Nalguns destes textos Gould trata também do recorrente aproveitamento político e ideológico do conceito de selecção natural. À direita sobrevalorizando-se a lei do mais forte, à esquerda exaltando-se a harmonia da natureza. Ora a evolução demonstra que não existe nenhuma tendência geral do mais simples para o mais complexo, nem do mais fraco para o mais forte. A adaptação às condições ambientais conduz, por vezes, a privilegiar o que aparentemente nos parece ser o mais débil ou a simplificar aquilo que se apresenta como mais elaborado. Por outro lado, a natureza só é harmoniosa na aparência, já que a sobrevivência e a evolução de cada espécie implicam uma batalha permanente com outros organismos concorrenciais, para além do facto patente de que todos se comem uns aos outros.
A selecção natural é fruto de uma combinação rigorosamente aleatória entre a mutação genética e as condições ambientais, igualmente mutantes no espaço e no tempo.
Pretender tirar linearmente deste mecanismo lições para o comportamento social humano é sempre um erro, até porque para além da natureza nós tempos igualmente um importante instrumento de definição de condutas a que chamamos cultura. É, aliás, a cultura que nos permite, como pretendia Lamarck, passar hábitos e ensinamentos para os nossos filhos.
Nessa perspectiva, mais do que tentar ideologizar o evolucionismo e a selecção natural, devemos tentar aprender, para benefício da humanidade, com alguns dos processos presentes na natureza e que muito nos podem ajudar a tornar a nossa sociedade e o mundo mais civilizados. Um dos aspectos muito presentes na forma como a vida se organiza prende-se com o princípio da cooperação. Não só muitos organismos, dos mais simples aos mais complexos, estabelecem modos de cooperação e sinergia entre si, como a própria vida na sua essência é fundamentalmente cooperativa. Imagine-se que as células do nosso corpo decidiam comportar-se como os partidos políticos e passavam o tempo a digladiar-se e recusar qualquer forma de entendimento.
A democracia que se constituiu como um sistema avançado de organização social, não conseguiu contudo até hoje estabelecer-se segundo um princípio básico de cooperação, e, tantas vezes, transforma-se numa arena impraticável de intermináveis e improdutivas confrontações.
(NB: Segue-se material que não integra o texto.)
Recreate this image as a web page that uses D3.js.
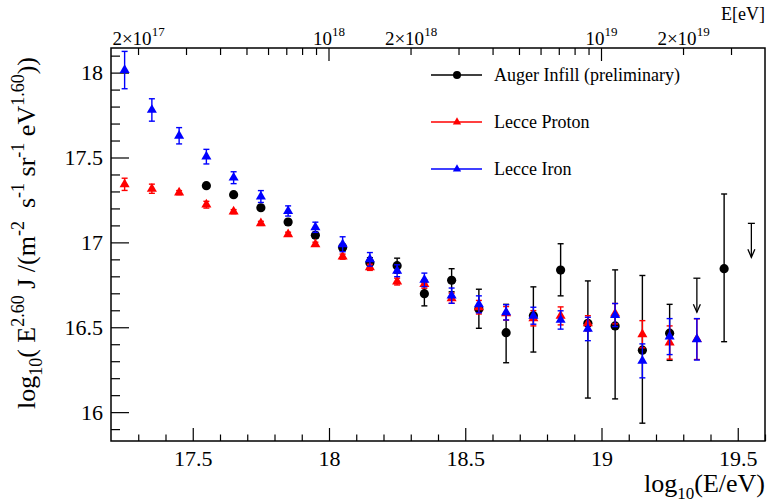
<!DOCTYPE html>
<html>
<head>
<meta charset="utf-8">
<script src="https://cdn.jsdelivr.net/npm/d3@7"></script>
<style>
  html, body { margin: 0; padding: 0; background: #fff; }
  svg, svg text { font-family: 'Liberation Serif', serif !important; }
</style>
</head>
<body>
<svg id="chart" width="768" height="504"></svg>
<script>
// log10(E/eV) bin centres
const protonE = [17.25, 17.35, 17.45, 17.55, 17.65, 17.75, 17.85, 17.95, 18.05, 18.15, 18.25,
                 18.35, 18.45, 18.55, 18.65, 18.75, 18.85, 18.95, 19.05, 19.15, 19.25, 19.35];
const ironE = protonE;
const augerE = [17.55, 17.65, 17.75, 17.85, 17.95, 18.05, 18.15, 18.25, 18.35, 18.45, 18.55,
                18.65, 18.75, 18.85, 18.95, 19.05, 19.15, 19.25, 19.45];

// log10(E^2.6 J)
const augerVal   = [17.334, 17.281, 17.204, 17.120, 17.042, 16.970, 16.880, 16.863, 16.698, 16.777, 16.608,
                    16.468, 16.568, 16.837, 16.523, 16.508, 16.365, 16.465, 16.845];
const augerErrUp = [0.012, 0.012, 0.013, 0.015, 0.017, 0.020, 0.030, 0.044, 0.065, 0.068, 0.116,
                    0.167, 0.170, 0.155, 0.250, 0.330, 0.440, 0.170, 0.440];
const augerErrLo = [0.012, 0.012, 0.013, 0.015, 0.017, 0.020, 0.030, 0.044, 0.072, 0.068, 0.114,
                    0.177, 0.214, 0.152, 0.440, 0.430, 0.430, 0.160, 0.430];

const protonVal = [17.342, 17.316, 17.293, 17.222, 17.181, 17.112, 17.048, 16.989, 16.916, 16.853, 16.769,
                   16.755, 16.671, 16.618, 16.582, 16.553, 16.567, 16.523, 16.580, 16.459, 16.410, 16.430];
const protonErr = [0.036, 0.027, 0.012, 0.020, 0.012, 0.012, 0.012, 0.012, 0.015, 0.018, 0.020,
                   0.025, 0.030, 0.040, 0.040, 0.045, 0.053, 0.045, 0.060, 0.080, 0.098, 0.120];

const ironVal = [18.015, 17.780, 17.628, 17.505, 17.381, 17.270, 17.185, 17.089, 16.989, 16.900, 16.833,
                 16.779, 16.686, 16.635, 16.588, 16.568, 16.543, 16.490, 16.572, 16.302, 16.445, 16.429];
const ironErr = [0.110, 0.066, 0.048, 0.043, 0.035, 0.035, 0.030, 0.030, 0.044, 0.040, 0.035,
                 0.040, 0.045, 0.050, 0.045, 0.050, 0.054, 0.069, 0.068, 0.100, 0.106, 0.122];

// Auger upper limits
const limitE   = [19.35, 19.55];
const limitVal = [16.789, 17.112];
const limitArrowLen = 0.2;

// axis ticks
const xMajorTicks = [17.5, 18, 18.5, 19, 19.5];
const yMajorTicks = [16, 16.5, 17, 17.5, 18];
const topTickEnergies = [2e17, 3e17, 4e17, 5e17, 6e17, 7e17, 8e17, 9e17,
                         1e18, 2e18, 3e18, 4e18, 5e18, 6e18, 7e18, 8e18, 9e18,
                         1e19, 2e19, 3e19];
const topLabelEnergies = [2e17, 1e18, 2e18, 1e19, 2e19];

const legendNames = ["Auger Infill (preliminary)", "Lecce Proton", "Lecce Iron"];
const colors = { auger: "#000000", proton: "#ff0000", iron: "#0000ff" };

const SERIF = "'Liberation Serif', serif";
const svg = d3.select("#chart").style("font-family", SERIF);
const L = 111, R = 765, T = 48, B = 441;

const x = d3.scaleLinear().domain([17.2, 19.6]).range([L, R]);
const y = d3.scaleLinear().domain([15.83, 18.145]).range([B, T]);

const xMinor = d3.range(173, 197).map(v => v / 10).filter(v => xMajorTicks.indexOf(v) < 0);
const yMinor = d3.range(159, 182).map(v => v / 10).filter(v => v >= 15.83 && v <= 18.145 && yMajorTicks.indexOf(v) < 0);

function styleAxis(g) {
  g.attr("font-family", null).style("font-family", SERIF);
  g.select(".domain").remove();
  g.selectAll(".tick line").attr("stroke", "#000").attr("stroke-width", 1.2);
  g.selectAll(".tick text").attr("fill", "#000").style("font-family", SERIF);
}

// bottom axis
svg.append("g").attr("transform", `translate(0,${B})`)
  .call(d3.axisBottom(x).tickValues(xMinor).tickSize(-6.5).tickFormat(""))
  .call(styleAxis);
svg.append("g").attr("transform", `translate(0,${B})`)
  .call(d3.axisBottom(x).tickValues(xMajorTicks).tickSize(-13).tickPadding(9)
        .tickFormat(d => String(d)))
  .call(styleAxis)
  .call(g => g.selectAll(".tick text").attr("font-size", 22));

// left axis
svg.append("g").attr("transform", `translate(${L},0)`)
  .call(d3.axisLeft(y).tickValues(yMinor).tickSize(-9).tickFormat(""))
  .call(styleAxis);
svg.append("g").attr("transform", `translate(${L},0)`)
  .call(d3.axisLeft(y).tickValues(yMajorTicks).tickSize(-18).tickPadding(8)
        .tickFormat(d => String(d)))
  .call(styleAxis)
  .call(g => g.selectAll(".tick text").attr("font-size", 22));

// top axis in energy
const topG = svg.append("g").attr("transform", `translate(0,${T})`);
topG.selectAll("line.tt").data(topTickEnergies).join("line")
  .attr("class", "tt")
  .attr("x1", d => x(Math.log10(d))).attr("x2", d => x(Math.log10(d)))
  .attr("y1", 0)
  .attr("y2", d => Math.abs(Math.log10(d) - Math.round(Math.log10(d))) < 1e-9 ? 13 : 7)
  .attr("stroke", "#000").attr("stroke-width", 1.2);
const topLab = topG.selectAll("text.tl").data(topLabelEnergies).join("text")
  .attr("class", "tl")
  .attr("x", d => x(Math.log10(d)))
  .attr("y", -3)
  .attr("text-anchor", "middle")
  .attr("font-size", 19);
topLab.each(function(d) {
  const n = Math.floor(Math.log10(d) + 1e-9);
  const m = Math.round(d / Math.pow(10, n));
  const t = d3.select(this);
  t.append("tspan").text((m === 1 ? "" : m + "\u00d7") + "10");
  t.append("tspan").attr("font-size", 13).attr("dy", -9).text(n);
});

// frame
svg.append("rect").attr("x", L).attr("y", T).attr("width", R - L).attr("height", B - T)
  .attr("fill", "none").attr("stroke", "#000").attr("stroke-width", 1.5);

// axis titles
svg.append("text").attr("x", R).attr("y", 20).attr("text-anchor", "end")
  .attr("font-size", 18).text("E[eV]");

const xt = svg.append("text").attr("x", R).attr("y", 492).attr("text-anchor", "end").attr("font-size", 26);
xt.append("tspan").text("log");
xt.append("tspan").attr("font-size", 17).attr("dy", 7).text("10");
xt.append("tspan").attr("dy", -7).text("(E/eV)");

const yt = svg.append("text")
  .attr("transform", "translate(35,233) rotate(-90)")
  .attr("text-anchor", "middle").attr("font-size", 26)
  .attr("xml:space", "preserve");
const yParts = [
  ["log", 0], ["10", 1], ["( E", 0], ["2.60", -1], [" J /(m", 0], ["-2", -1],
  ["  s", 0], ["-1", -1], [" sr", 0], ["-1", -1], [" eV", 0], ["1.60", -1], ["))", 0]
];
let prevShift = 0;
yParts.forEach(([txt, kind]) => {
  const shift = kind === 1 ? 7 : kind === -1 ? -11 : 0;
  yt.append("tspan")
    .attr("font-size", kind === 0 ? 26 : 18)
    .attr("dy", shift - prevShift)
    .text(txt);
  prevShift = shift;
});

// plotting helpers
const plot = svg.append("g");
function errorBars(es, vs, up, lo, color) {
  const g = plot.append("g").attr("stroke", color).attr("stroke-width", 1.4);
  es.forEach((e, i) => {
    const cx = x(e), y1 = y(vs[i] + up[i]), y2 = y(vs[i] - lo[i]);
    g.append("line").attr("x1", cx).attr("x2", cx).attr("y1", y1).attr("y2", y2);
    g.append("line").attr("x1", cx - 3).attr("x2", cx + 3).attr("y1", y1).attr("y2", y1);
    g.append("line").attr("x1", cx - 3).attr("x2", cx + 3).attr("y1", y2).attr("y2", y2);
  });
}
function triangles(es, vs, color, size) {
  plot.append("g").selectAll("path").data(es).join("path")
    .attr("d", d3.symbol().type(d3.symbolTriangle).size(size)())
    .attr("transform", (e, i) => `translate(${x(e)},${y(vs[i])})`)
    .attr("fill", color);
}
function circles(es, vs, color, r) {
  plot.append("g").selectAll("circle").data(es).join("circle")
    .attr("cx", e => x(e)).attr("cy", (e, i) => y(vs[i])).attr("r", r)
    .attr("fill", color);
}

// Auger data with upper limits
errorBars(augerE, augerVal, augerErrUp, augerErrLo, "#000");
const lim = plot.append("g").attr("stroke", "#000").attr("stroke-width", 1.3).attr("fill", "none");
limitE.forEach((e, i) => {
  const cx = x(e), yTop = y(limitVal[i]), yTip = y(limitVal[i] - limitArrowLen);
  lim.append("line").attr("x1", cx).attr("x2", cx).attr("y1", yTop).attr("y2", yTip);
  lim.append("line").attr("x1", cx - 3.5).attr("x2", cx + 3.5).attr("y1", yTop).attr("y2", yTop);
  lim.append("path").attr("d", `M${cx - 3.5},${yTip - 8}L${cx},${yTip}L${cx + 3.5},${yTip - 8}`);
});
circles(augerE, augerVal, colors.auger, 4.6);

// Lecce simulations
errorBars(protonE, protonVal, protonErr, protonErr, colors.proton);
triangles(protonE, protonVal, colors.proton, 44);
errorBars(ironE, ironVal, ironErr, ironErr, colors.iron);
triangles(ironE, ironVal, colors.iron, 44);

// legend
const legRows = [75, 122, 169];
const leg = svg.append("g");
legendNames.forEach((name, i) => {
  const ly = legRows[i];
  const c = [colors.auger, colors.proton, colors.iron][i];
  leg.append("line").attr("x1", 431).attr("x2", 482).attr("y1", ly).attr("y2", ly)
    .attr("stroke", c).attr("stroke-width", 1.3);
  if (i === 0) {
    leg.append("circle").attr("cx", 457).attr("cy", ly).attr("r", 4).attr("fill", c);
  } else {
    leg.append("path").attr("d", d3.symbol().type(d3.symbolTriangle).size(30)())
      .attr("transform", `translate(457,${ly})`).attr("fill", c);
  }
  leg.append("text").attr("x", 494).attr("y", ly + 6).attr("font-size", 18).text(name);
});
</script>
</body>
</html>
Do que resultam frequentes impasses, um clima geral de crispação e o predomínio de alguns dos aspectos mais negativos da conduta humana. É isso mesmo que vamos observando por estes dias, dadas as adversas condições ambientais de uma eleição muito disputada.
É, também por isso, que no meio de tanta algazarra me dou por privilegiado ter podido ler, entre dois mergulhos num oceano assaz tépido, as palavras esclarecidas de um verdadeiro amante da natureza e da vida, para além de admirável praticante desse exercício tão raro e cativante como é o de bem escrever.